Much of the $120,133 increase comes from an increasing number of ELL students, said Superintendent Catherine McClure. ELL was previously known as English as a Second Language. McClure said that Spanish and Chinese were the most common languages spoken by ELL students, but the district was seeing some Japanese and Russian as well.

However, the $700,246.99 increase in expenditures is partially balanced by a $191,174 increase in revenues. Local districts will also receive $300,177.26 in the form of a special education reimbursement, meaning the total net cost of the budget increases to the districts will be $200,895.73, a 1.76% increase.
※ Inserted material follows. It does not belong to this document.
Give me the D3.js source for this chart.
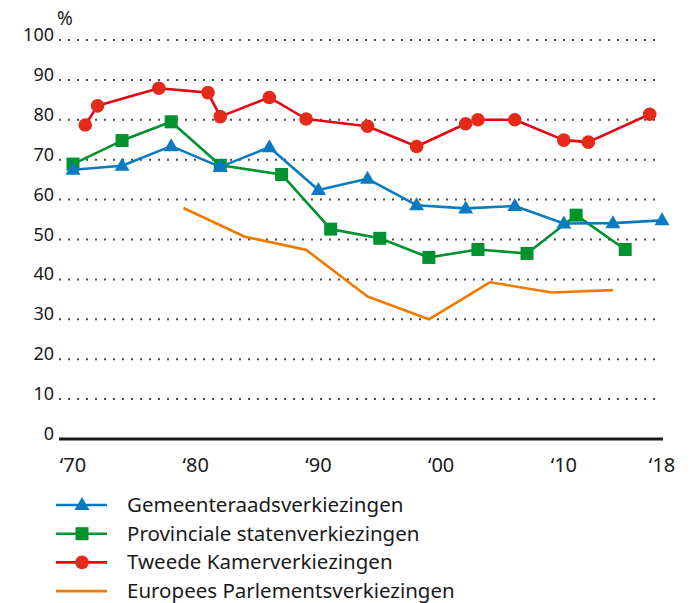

"The SVSU budget is divided into two sections," said Holbrook, "one is the general proportional assessment. That proportional assessment really has to do with the amount of money that is divided among the districts on a proportional basis, those services that the SVSU central office basically supplies. The other section of the SVSU assessment comes from the direct expenses. That means that those districts that are hiring special education teachers, those expenses are part of the SVSU budget, and therefore those expenses will have to be incorporated into the individual districts."

"The general proportional assessment really has gone down," said Holbrook, "by a little over four and a half percent. The increase in the budget mainly comes from the direct assessment, and that is really an area that is controlled by the individual schools. The individual school boards determine what that assessment is going to be by the number of staff that they hire. Now the total budget for the SVSU that will go out will be an increase of about four and a half percent. This will be shared by the individual districts. That figure can be adjusted, depending on how the individual boards address the issue of how many special education teachers they want to hire for their districts." Holbrook noted that if districts hired more special education teachers the projected 9.8 percent increase in the direct assessment would go up, and eliminating positions would cause it to go down.

"One of the other big issues we discussed was the necessity, that was brought to our attention very clearly by state reports, that we really need to do a better job at organizing and determining how effective our special education programs are. While Wendy [Pierce, director of special education services] and Karen [Burnell, director of early education services] have worked hard to do the best job they possibly can, it became obvious that we did not have the supervision needed to ensure that we were doing things the way we should do them and that we were carrying through with a number of different things that it was pointed out to us that we were not doing," said Holbrook.

In Pembroke's presentation, he echoed this sentiment, saying that some of the changes made within the special education department were to, "Increase the level of supervision, support, and oversight to provide appropriate services for students with disabilities and complex needs."